Sam Vara wrote: ↑Tue Apr 24, 2018 12:41 pmIndeed. It seems to be a situation which is hypothetical (i.e. highly unlikely to arise) as well as based on a misconception.
Whether it's a rule in the folk vinaya, or the actual Vinaya, my point was that there is a culture of an absence of any real-world concern among religious/spiritual people. How widely that culture is spread, I don't know, but it's there.
I'm, for example, quite sure that if I were to help in some physical work around a monastery, slip and fall, sprain an ankle or even break a leg, nobody would help me, because they're "too spiritual" for that. In the light of this, I find it hard to respect them.
Quite possibly. When I attend the local monastery and listen to a dhamma talk, I'm not expecting to be saved. If I had that expectation, and the monks had led me to believe that they were there to save me, I might be upset when I heard that. But as I have never expected monk-borne salvation, I'm perfectly OK with the situation.
As for salvation in the metaphysical sense, the situation in Buddhism is actually no different than in, say, Christianity. God doesn't save people, Jesus doesn't save people, people save themselves by adhering to the right religion. It's the same in Buddhism.
How a person is supposed to pick the right religion -- that is taboo.
Lay supporters working with monks in the forest might put their lives in the hands of monks - they use some fairly dangerous machinery like chainsaws, chippers, and tractors. But when I accept a monk's exposition of the dhamma, I'm just looking to pick up some advice on how to improve my practice.
Do you really think that monks are happy to have put in thousands of hours of studying, chanting, pujas, and meditation, so that then you can take their words as mere suggestions?
When monks, and many lays, give Dhamma talks, it is in the language of full conviction, there is no hint of "Oh, but that's just my unenlightened opinion" in the way they speak.
The monks might say that they are merely pointing to the moon, but they have no doubt that they are in fact pointing to the moon. This is the part that has to be taken blindly on faith, just like in Catholicism, one has to take blindly on faith that the RCC is the only true representative of God on earth.
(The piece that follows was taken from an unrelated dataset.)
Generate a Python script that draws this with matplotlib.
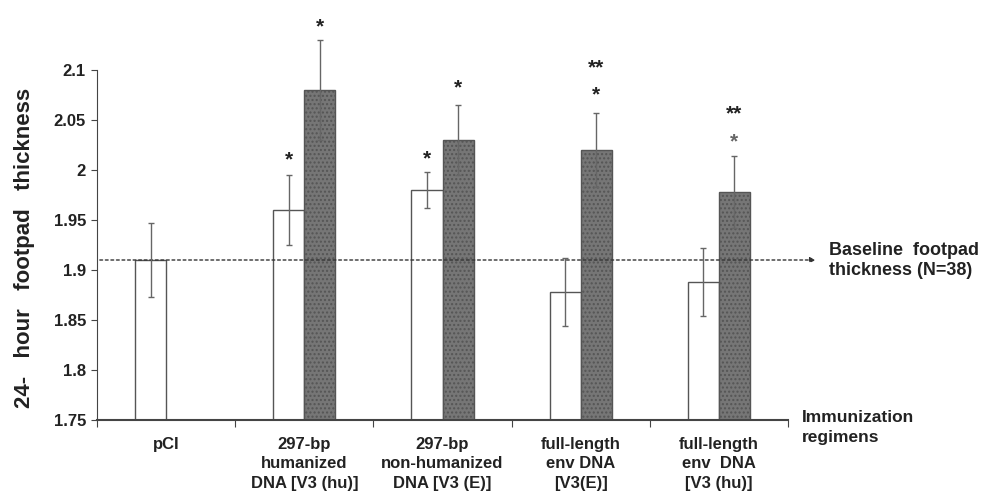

You seem to be labouring under some assumptions about monastics that I (and the monastics I know) just don't share. Have you actually met any monks? Did they ask you to do anything that was tantamount to putting your life in their hands? And if they did, why didn't you feel free to discount what they said?
When questioned directly, few monks would say something to the effect of "nobody gets to nirvana except through me".
But otherwise, when they speak, they speak in a manner that suggests total conviction, like they're sure that what they're saying is The Absolute Truth (and everything else is worthless).
That aside, you don't think it would be grossly disrespectful to actually ask a monk a question like, "What is the normative status of the statements that you make in your Dhamma talks?"
You seem to be labouring under some assumptions about monastics that I (and the monastics I know) just don't share.
Perhaps.
Have you actually met any monks?
They don't actually talk (much) to me, because I'm female. Will you be my adult male chaperon and then we can go and visit some monks and ask them questions like the above?
Did they ask you to do anything that was tantamount to putting your life in their hands?
And if they did, why didn't you feel free to discount what they said?
Because I don't operate within the dichotomy of "either guru worship, or extreme individualism".